Al,
Seems a bit far-fetched. But I respect your belief in such grassy knoll conspiracy theories.
Please see the heretic Bartholomew and his predessor's much loved and proudly hosted encyclical of 1920 for your "grassy knoll conspiracy theory".
To me, the current secular calendar is far more astronomically accurate than the pagan Julian.
Very well. The Church, however, is certainly not concerned with the astronomical accuracy of the calendar, but only with the liturgical and festal union and order of the local churches. Even so, let us suppose that those people truly labored on behalf of scientific accuracy.
Why then did they not correct the calendar according to the scientific data available in the twentieth century? Rather, they implemented an equally inaccurate calendar dating from the sixteenth century, the calendar of Pope Gregory. Why did they not implement the one which had carefully been computed and which was submitted to the so-called Pan-Orthodox meeting of Constantinople in 1923? Simply because the real reason was not a scientific correction of the calendar, which would have been a completely useless undertaking from an ecclesiastical point of view. The real purpose of the calendar change was to effect a festal union of the "churches," which could be actualized only with the Orthodox adoption of the Gregorian calendar of the Papists and Protestants, so that all would have the same festal calendar, and so that the first stage of Ecumenism "the union of the so-called Christian Churches" could begin, as stated in the Encylclical of 1920.
If the OCA mandated that for liturgical purposes all parishes had to use again the Julian Calendar, so be it. I'll obey.

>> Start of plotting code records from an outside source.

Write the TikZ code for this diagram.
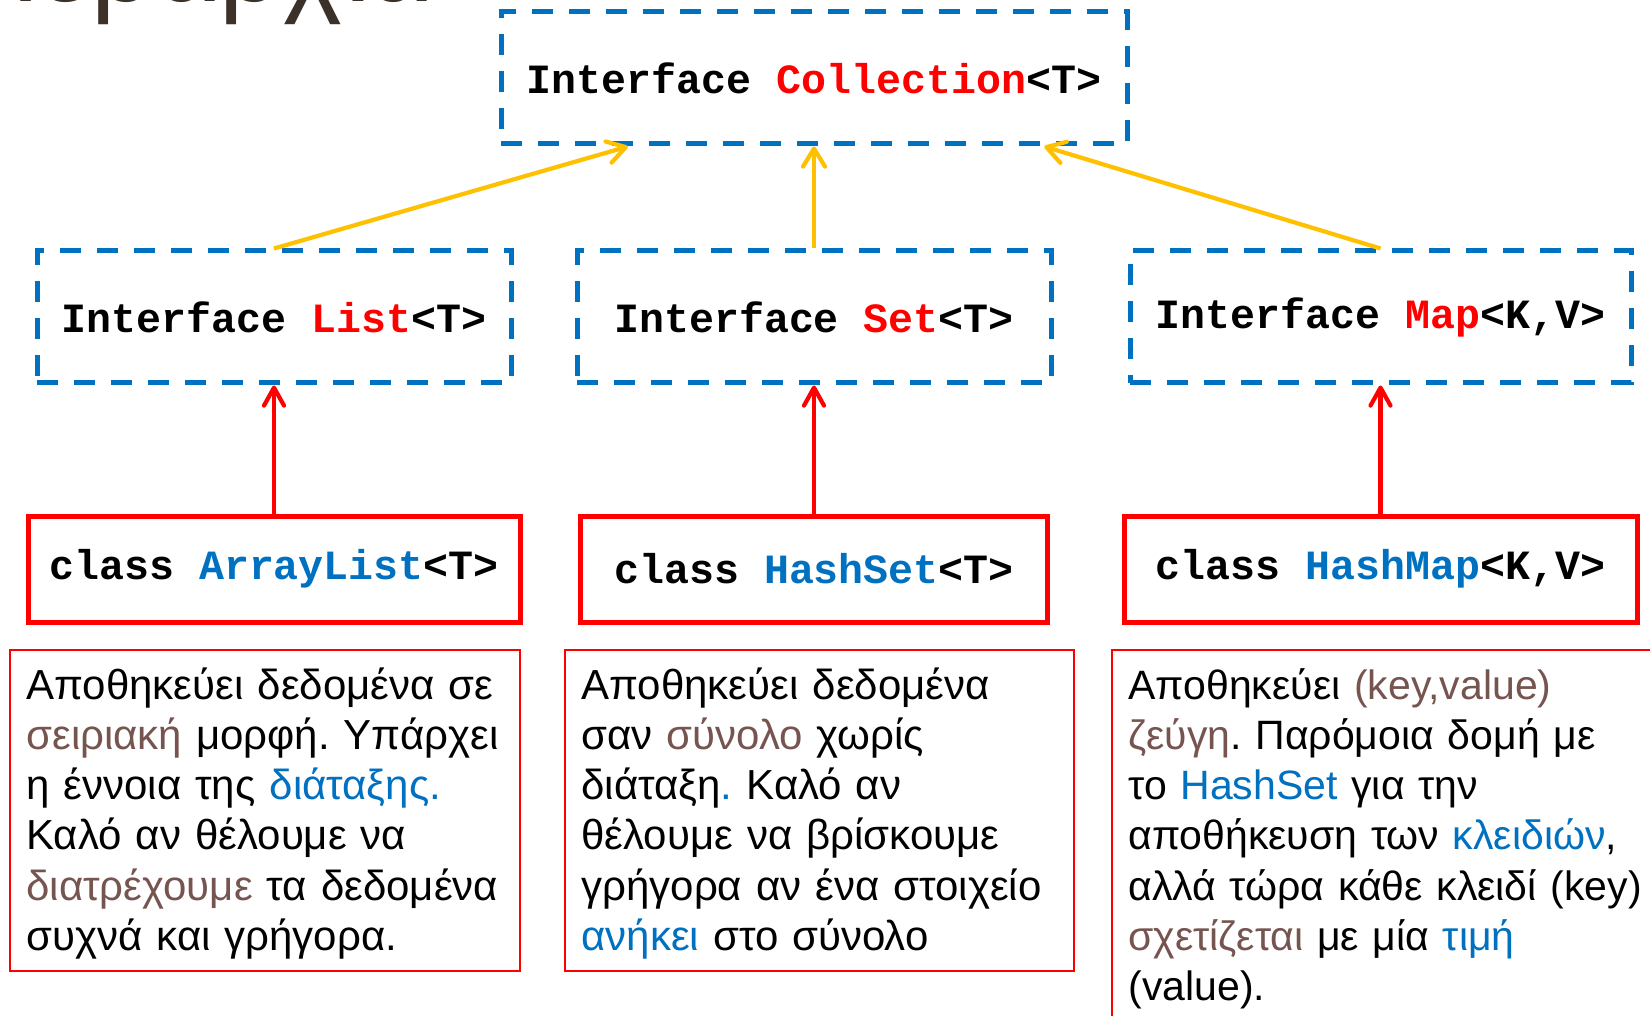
\documentclass[tikz,border=0pt]{standalone}
\usepackage{fontspec}
\setmainfont{Liberation Sans}
\setmonofont{Liberation Mono}
\usepackage{xcolor}
\usetikzlibrary{arrows.meta,calc}
\frenchspacing

\definecolor{ifblue}{RGB}{0,112,192}
\definecolor{clsred}{RGB}{255,0,0}
\definecolor{gold}{RGB}{255,192,0}
\definecolor{brownish}{RGB}{118,85,80}
\definecolor{titlebrown}{RGB}{59,49,41}

\tikzset{
  ifacebox/.style={draw=ifblue, line width=2.5pt, dash pattern=on 10.5pt off 8pt, minimum height=66pt, inner sep=0pt, font=\ttfamily\bfseries\fontsize{20.8}{25}\selectfont},
  classbox/.style={draw=clsred, line width=2.5pt, minimum height=53pt, inner sep=0pt, font=\ttfamily\bfseries\fontsize{20.8}{25}\selectfont},
  descbox/.style={draw=clsred, line width=0.75pt, anchor=north west, inner sep=0pt},
  desctext/.style={anchor=base west, inner sep=0pt, align=left, text width=275pt, font=\fontsize{21}{25.15}\selectfont},
  implarrow/.style={draw=gold, line width=2.1pt, -{Straight Barb[length=9pt,width=11pt,round]}},
  extarrow/.style={draw=clsred, line width=2.1pt, -{Straight Barb[length=9pt,width=10pt,round]}},
}

\begin{document}
\begin{tikzpicture}[x=0.5pt,y=0.5pt,yscale=-1,xscale=1]
		\useasboundingbox (0,0) rectangle (1650,1016);
		
		% Title (cut off at the top)
		\node [anchor=base west, inner sep=0pt, text=titlebrown, font=\fontsize{56}{64}\selectfont] (title) at (10,2) {Ιεραρχία};
		
		% Interface boxes
		\node [ifacebox, minimum width=313pt] (coll) at (814,78) {Interface \textcolor{clsred}{Collection}<T>};
		\node [ifacebox, minimum width=237pt] (list) at (274,317) {Interface \textcolor{clsred}{List}<T>};
		\node [ifacebox, minimum width=237pt] (set) at (814,317) {Interface \textcolor{clsred}{Set}<T>};
		\node [ifacebox, minimum width=250.5pt] (map) at (1380.5,317) {Interface \textcolor{clsred}{Map}<K,V>};
		
		% Class boxes
		\node [classbox, minimum width=246pt] (alist) at (274,569) {class \textcolor{ifblue}{ArrayList}<T>};
		\node [classbox, minimum width=233.5pt] (hset) at (814,569) {class \textcolor{ifblue}{HashSet}<T>};
		\node [classbox, minimum width=256.5pt] (hmap) at (1380.5,569) {class \textcolor{ifblue}{HashMap}<K,V>};
		
		% Arrow ends on the Collection box
		\coordinate (collL) at ($(coll.south west)!0.205!(coll.south east)$);
		\coordinate (collR) at ($(coll.south west)!0.865!(coll.south east)$);
		
		% Yellow arrows
		\draw [implarrow] (list.north) -- (collL);
		\draw [implarrow] (set.north) -- (coll.south);
		\draw [implarrow] (map.north) -- (collR);
		
		% Red arrows
		\draw [extarrow] (alist.north) -- (list.south);
		\draw [extarrow] (hset.north) -- (set.south);
		\draw [extarrow] (hmap.north) -- (map.south);
		
		% Description boxes
		\node [descbox, minimum width=255pt, minimum height=160.5pt] (descA) at (9,649) {};
		\node [descbox, minimum width=254.5pt, minimum height=160.5pt] (descB) at (564,649) {};
		\node [descbox, minimum width=275pt, minimum height=191pt] (descC) at (1111,649) {};
		
		% Text Node
		\node [desctext] (textA) at (26,699) {Αποθηκεύει δεδομένα σε\\
			\textcolor{brownish}{σειριακή} μορφή. Υπάρχει\\
			η έννοια της \textcolor{ifblue}{διάταξης.}\\
			Καλό αν θέλουμε να\\
			\textcolor{brownish}{διατρέχουμε} τα δεδομένα\\
			συχνά και γρήγορα.};
		% Text Node
		\node [desctext] (textB) at (581,699) {Αποθηκεύει δεδομένα\\
			σαν \textcolor{brownish}{σύνολο} χωρίς\\
			διάταξη\textcolor{ifblue}{.} Καλό αν\\
			θέλουμε να βρίσκουμε\\
			γρήγορα αν ένα στοιχείο\\
			\textcolor{ifblue}{ανήκει} στο σύνολο};
		% Text Node
		\node [desctext, font=\fontsize{20.5}{25.15}\selectfont] (textC) at (1128,699) {Αποθηκεύει \textcolor{brownish}{(key,value)}\\
			\textcolor{brownish}{ζεύγη}. Παρόμοια δομή με\\
			το \textcolor{ifblue}{HashSet} για την\\
			αποθήκευση των \textcolor{ifblue}{κλειδιών},\\
			αλλά τώρα κάθε κλειδί (key)\\
			\textcolor{brownish}{σχετίζεται} με μία \textcolor{ifblue}{τιμή}\\
			(value).};
		
\end{tikzpicture}
\end{document}
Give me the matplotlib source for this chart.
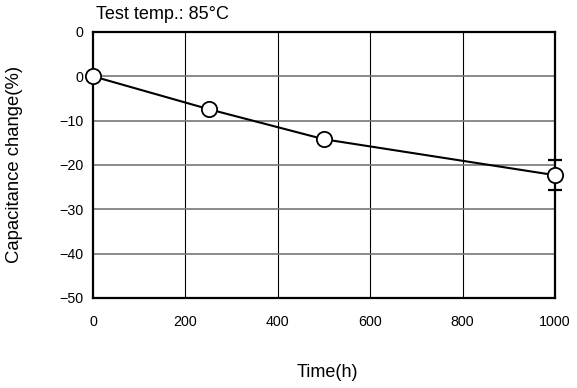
import numpy as np
import matplotlib
matplotlib.use("Agg")
import matplotlib.pyplot as plt

plt.rcParams["font.family"] = ["Liberation Sans", "DejaVu Sans"]

time_h = [0, 250, 500, 1000]
cap_change = [0, -7.4, -14.2, -22.3]
err_low = [0, 0, 0, 3.4]
err_high = [0, 0, 0, 3.4]

x_ticks = [0, 200, 400, 600, 800, 1000]
y_ticks = [10, 0, -10, -20, -30, -40, -50]
y_tick_labels = ["0", "0", "\u221210", "\u221220", "\u221230", "\u221240", "\u221250"]

fig = plt.figure(figsize=(5.77, 3.88), dpi=100)
ax = fig.add_axes([0.1612, 0.232, 0.8007, 0.6856])

ax.set_xlim(0, 1000)
ax.set_ylim(-50, 10)
ax.set_xticks(x_ticks)
ax.set_xticklabels([str(t) for t in x_ticks])
ax.set_yticks(y_ticks)
ax.set_yticklabels(y_tick_labels)
ax.tick_params(length=0, labelsize=10.3)
ax.tick_params(axis="x", pad=12)
ax.tick_params(axis="y", pad=7)

for x in x_ticks[1:-1]:
    ax.axvline(x, color="black", lw=0.8, zorder=1)
for y in y_ticks[1:-1]:
    ax.axhline(y, color="#777777", lw=1.2, zorder=1)

for s in ax.spines.values():
    s.set_linewidth(1.6)

ax.plot(time_h, cap_change, color="black", lw=1.5, zorder=3, clip_on=False)
ax.errorbar(time_h[-1:], cap_change[-1:], yerr=[err_low[-1:], err_high[-1:]],
            fmt="none", ecolor="black", elinewidth=1.5, capsize=5, capthick=1.6,
            zorder=4, clip_on=False)
ax.plot(time_h, cap_change, "o", ms=11, mfc="white", mec="black", mew=1.3,
        zorder=5, clip_on=False)

fig.text(0.166, 0.962, "Test temp.: 85\u00b0C", fontsize=13, va="center", ha="left")
fig.text(0.025, 0.575, "Capacitance change(%)", fontsize=13.3, rotation=90, va="center", ha="center")
fig.text(0.568, 0.041, "Time(h)", fontsize=13, va="center", ha="center")

fig.savefig("out.png", dpi=100, facecolor="white")
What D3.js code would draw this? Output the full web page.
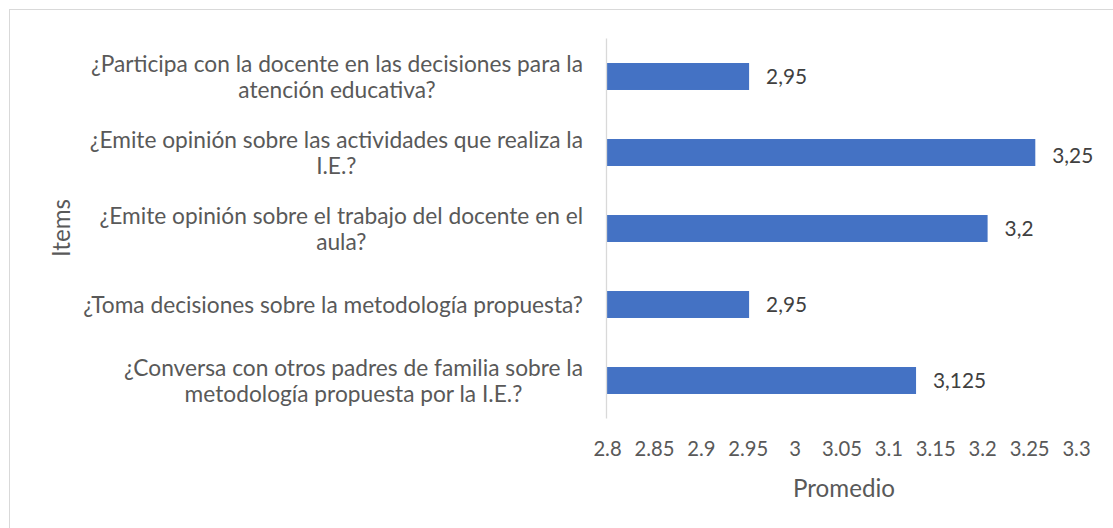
<!DOCTYPE html>
<html><head><meta charset="utf-8">
<script src="https://cdn.jsdelivr.net/npm/d3@7/dist/d3.min.js"></script>
<style>body{margin:0;background:#fff}svg{display:block}</style>
</head><body>
<script>
const categories = [
  ["¿Participa con la docente en las decisiones para la", "atención educativa?"],
  ["¿Emite opinión sobre las actividades que realiza la", "I.E.?"],
  ["¿Emite opinión sobre el trabajo del docente en el", "aula?"],
  ["¿Toma decisiones sobre la metodología propuesta?"],
  ["¿Conversa con otros padres de familia sobre la", "metodología propuesta por la I.E.?"]
];
const values = [2.95, 3.25, 3.2, 2.95, 3.125];
const valueLabels = ["2,95", "3,25", "3,2", "2,95", "3,125"];
const tickValues = [2.8, 2.85, 2.9, 2.95, 3, 3.05, 3.1, 3.15, 3.2, 3.25, 3.3];
const xTitle = "Promedio";
const yTitle = "Items";

const W = 1113, H = 528;
const font = "Lato, 'Open Sans', sans-serif";
const svg = d3.select("body").append("svg").attr("width", W).attr("height", H);

// font-size fitting helper: size that makes `str` measure `target` px wide
function fitSize(str, target) {
  const t = svg.append("text").attr("font-family", font).attr("font-size", 20).text(str);
  const w = t.node().getComputedTextLength();
  t.remove();
  return 20 * target / w;
}
const catSize = fitSize("¿Toma decisiones sobre la metodología propuesta?", 500);
const tickSize = fitSize("3.25", 40);
const valSize = fitSize("3,125", 53);
const titleSize = fitSize("Promedio", 102);

svg.append("rect").attr("x", 9.5).attr("y", 9.5).attr("width", W).attr("height", H)
  .attr("fill", "#fff").attr("stroke", "#d9d9d9");

const x = d3.scaleLinear().domain([2.8, 3.3]).range([606, 1083]);
const xTick = d3.scaleLinear().domain([2.8, 3.3]).range([607, 1076]);
const y = d3.scaleBand().domain(d3.range(categories.length)).range([38.5, 418.5])
  .paddingInner(0.645).paddingOuter(0.3225);

// bars
svg.selectAll("rect.bar").data(values).join("rect").attr("class", "bar")
  .attr("x", x(2.8) + 1).attr("y", (d, i) => y(i))
  .attr("width", d => x(d) - x(2.8) - 1).attr("height", y.bandwidth())
  .attr("fill", "#4472c4");

// axis line
svg.append("line").attr("x1", 606.5).attr("x2", 606.5).attr("y1", 38.5).attr("y2", 418.5)
  .attr("stroke", "#d9d9d9").attr("stroke-width", 1.3);

// value labels
svg.selectAll("text.val").data(values).join("text").attr("class", "val")
  .attr("x", d => x(d) + 17).attr("y", (d, i) => y(i) + y.bandwidth() / 2 + (d >= 3.25 ? 3 : 0))
  .attr("dy", "0.35em").attr("font-family", font).attr("font-size", valSize)
  .attr("fill", "#404040").text((d, i) => valueLabels[i]);

// x axis tick labels
const xAxis = d3.axisBottom(xTick).tickValues(tickValues).tickSize(0).tickPadding(0)
  .tickFormat(d3.format("~g"));
const gx = svg.append("g").attr("transform", "translate(0,440)").call(xAxis);
gx.select(".domain").remove();
gx.selectAll("text").attr("font-family", font).attr("font-size", tickSize).attr("fill", "#595959")
  .attr("dy", "0.35em").attr("y", 9);

// category labels
const gc = svg.append("g");
categories.forEach((lines, i) => {
  const cy = y(i) + y.bandwidth() / 2;
  const t = gc.append("text").attr("font-family", font).attr("font-size", catSize)
    .attr("fill", "#595959").attr("text-anchor", "middle");
  const lh = 26;
  const n = lines.length;
  lines.forEach((ln, j) => {
    t.append("tspan").attr("x", 0).attr("y", cy + (j - (n - 1) / 2) * lh + 1).attr("dy", "0.35em").text(ln);
  });
  const bw = t.node().getBBox().width;
  t.attr("transform", `translate(${583 - bw / 2},0)`);
});

// titles
svg.append("text").attr("x", 844).attr("y", 489).attr("dy", "0.35em")
  .attr("text-anchor", "middle").attr("font-family", font).attr("font-size", titleSize)
  .attr("fill", "#595959").text(xTitle);
svg.append("text").attr("transform", "translate(62,228) rotate(-90)").attr("dy", "0.35em")
  .attr("text-anchor", "middle").attr("font-family", font).attr("font-size", titleSize)
  .attr("fill", "#595959").text(yTitle);
</script>
</body></html>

The sixteenth century gave birth to four great beasts: the heresy of Luther, the heresy of Calvin, the heresy of the Jesuits, and the heresy of the new calendar. The heresies of Luther and Calvin were refuted by [such and such] . . . As for the heresy of the new calendar, this was condemned by a decision of the great Ecumenical Council that met in Constantinople in 1593. [Confession of the Orthodox Faith, p. 4 Dositheus, Patriarch of Jerusalem]
What was you r definition of "canonical" anyway?